Más allá de los asuntos que trata cada texto, el libro está hilvanado por unas ideas que lo recorren: por un lado, Gainza habla de los efectos de contemplar una obra de arte, el modo en que quien observa se siente en comunión con algo mucho mayor, liberado del cuerpo y la conciencia de un modo que trasciende el espacio y el tiempo; también reflexiona sobre los efectos beneficiosos del arte y la belleza sobre la enfermedad: una imagen puede «detener el derrumbe con sólo transportar tu mente a otro lugar». La autora también habla del modo en que la distancia desde donde miramos —un cuadro, pero también cualquier otra cosa en la vida— cambia la percepción de quien mira; de la memoria como material para la creación, de la «realidad defectuosa» —cómo siempre que idealizamos algo llega la realidad dispuesta a defraudarnos—, de los procesos que siguen los artistas para crear o de lo importante que es para un artista encontrar la voz, el lugar desde donde armar el discurso.

Una de las fortalezas de este libro es la capacidad que tiene María Gainza de interesarnos por temas o personas que, a priori, están lejos de nuestro campo de interés. Y esto lo consigue gracias a su forma de narrar, poderosa y magnética: cuenta la vida de pintores, escultores o coleccionistas como si fueran historias de aventuras.
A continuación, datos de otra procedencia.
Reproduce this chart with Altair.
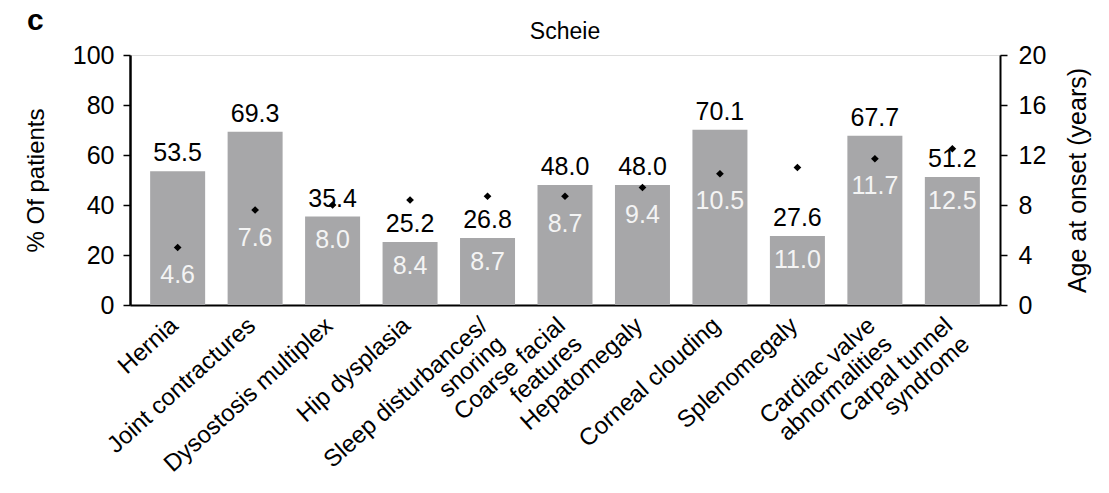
import altair as alt
import pandas as pd

# Scheie: share of patients per manifestation and mean age at onset
categories = [
    "Hernia",
    "Joint contractures",
    "Dysostosis multiplex",
    "Hip dysplasia",
    "Sleep disturbances/\nsnoring",
    "Coarse facial\nfeatures",
    "Hepatomegaly",
    "Corneal clouding",
    "Splenomegaly",
    "Cardiac valve\nabnormalities",
    "Carpal tunnel\nsyndrome",
]
pct_patients = [53.5, 69.3, 35.4, 25.2, 26.8, 48.0, 48.0, 70.1, 27.6, 67.7, 51.2]
age_onset = [4.6, 7.6, 8.0, 8.4, 8.7, 8.7, 9.4, 10.5, 11.0, 11.7, 12.5]
pct_ticks = [0, 20, 40, 60, 80, 100]
age_ticks = [0, 4, 8, 12, 16, 20]

df = pd.DataFrame({"symptom": categories, "pct": pct_patients, "age": age_onset})

FONT = "Liberation Sans"
BAR_GREY = "#a7a7a9"

x_enc = alt.X(
    "symptom:N",
    sort=categories,
    scale=alt.Scale(paddingInner=0.29, paddingOuter=0.26),
    axis=alt.Axis(
        title=None,
        grid=False,
        labelAngle=318,
        labelAlign="right",
        labelBaseline="top",
        labelExpr="split(datum.label, '\\n')",
        labelFont=FONT,
        labelFontSize=24,
        labelLineHeight=25,
        labelColor="black",
        labelPadding=8,
        labelOffset=-11,
        labelLimit=400,
        labelOverlap=False,
        ticks=False,
        domainColor="black",
        domainWidth=2,
    ),
)

pct_scale = alt.Scale(domain=[0, 100], nice=False, zero=True)
age_scale = alt.Scale(domain=[0, 20], nice=False, zero=True)

base = alt.Chart(df)

bars = base.mark_bar(color=BAR_GREY).encode(
    x=x_enc,
    y=alt.Y(
        "pct:Q",
        scale=pct_scale,
        axis=alt.Axis(
            orient="left",
            grid=False,
            values=pct_ticks,
            title="% Of patients",
            titleFont=FONT,
            titleFontSize=24,
            titleFontWeight="normal",
            titleColor="black",
            titlePadding=24,
            labelFont=FONT,
            labelFontSize=25,
            labelColor="black",
            labelPadding=9,
            tickSize=7,
            tickColor="black",
            tickWidth=1.5,
            domainColor="black",
            domainWidth=2.5,
        ),
    ),
)

pct_text = base.mark_text(
    font=FONT, fontSize=25, color="black", baseline="alphabetic", dy=-10
).encode(
    x=x_enc,
    y=alt.Y("pct:Q", scale=pct_scale, axis=None),
    text=alt.Text("pct:Q", format=".1f"),
)

diamonds = base.mark_point(
    shape="diamond", filled=True, size=60, color="black", opacity=1
).encode(
    x=x_enc,
    y=alt.Y(
        "age:Q",
        scale=age_scale,
        axis=alt.Axis(
            orient="right",
            grid=False,
            values=age_ticks,
            title="Age at onset (years)",
            titleAngle=270,
            titleFont=FONT,
            titleFontSize=25,
            titleFontWeight="normal",
            titleColor="black",
            titlePadding=45,
            labelFont=FONT,
            labelFontSize=25,
            labelColor="black",
            labelPadding=11,
            tickSize=7,
            tickColor="black",
            tickWidth=1.5,
            domainColor="black",
            domainWidth=2,
        ),
    ),
)

# onset-age labels sit inside the bar, below the diamond or below the bar top
age_text = base.transform_calculate(
    label_age="min(datum.age - 2.2, datum.pct / 5 - 1.9)"
).mark_text(
    font=FONT, fontSize=25, color="#f4f4f4", baseline="middle"
).encode(
    x=x_enc,
    y=alt.Y("label_age:Q", scale=age_scale, axis=None),
    text=alt.Text("age:Q", format=".1f"),
)

panel_tag = alt.Chart(pd.DataFrame({"tag": ["c"]})).mark_text(
    font=FONT, fontSize=30, fontWeight="bold", color="black",
    align="left", baseline="alphabetic",
).encode(x=alt.value(-103), y=alt.value(-25), text="tag:N")

panel_title = alt.Chart(pd.DataFrame({"name": ["Scheie"]})).mark_text(
    font=FONT, fontSize=23, color="black", align="center", baseline="alphabetic",
).encode(x=alt.value(435), y=alt.value(-16), text="name:N")

chart = (
    alt.layer(bars, pct_text, diamonds, age_text, panel_tag, panel_title)
    .resolve_scale(y="independent")
    .properties(
        width=870,
        height=250,
        autosize=alt.AutoSizeParams(type="none"),
        padding={"left": 130, "top": 55, "right": 109, "bottom": 188},
    )
    .configure_view(stroke=None)
    .configure_axis(grid=False)
    .configure(background="white")
)

chart.save("out.html", embed_options={"renderer": "svg", "actions": False})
La autora se sirve de los mecanismos de la ficción para dotar a los textos biográficos de tensión, movimiento y suspense, de modo que quienes no conozcan al personaje que presenta caerán rendidos ante el relato y quienes ya lo conocieran lo seguirán sin poder despegarse.

Por otro lado, también funciona perfectamente esa mezcla de lo personal con el objeto de estudio y el modo en que convierte esta mezcla en un juego —«Yo no fumo, pero en esta historia se ve la luz de mi cigarrillo Camel titilando al fondo de un callejón sin salida. Llevo mocasines de ante con suela blanda para no hacer ruido y un sobretodo Burberry azul oscuro ceñido a la cintura. Soy dueña de mi personaje», escribe en una de las piezas donde se convierte en detective para, a continuación, hablarnos de pinturas facetadas, de cartografías imaginarias, de Kant y de Voltaire—. El suyo es un yo que no molesta, que no busca ser protagonista, sino que se pone al servicio de la narración para transmitir todo lo que Gainza quiere contarnos.

Los textos recogidos en Un puñado de flechas funcionan como las piezas de un puzle que, una vez colocadas cada una en su sitio, permiten ver una imagen distinta que no podría percibirse mirando cada pieza por separado. Cada texto es un relámpago, un fogonazo que alumbra un asunto concreto, pero también es parte de un relato único, coherente y sólido en el que María Gainza vuelve a demostrar su enorme talento.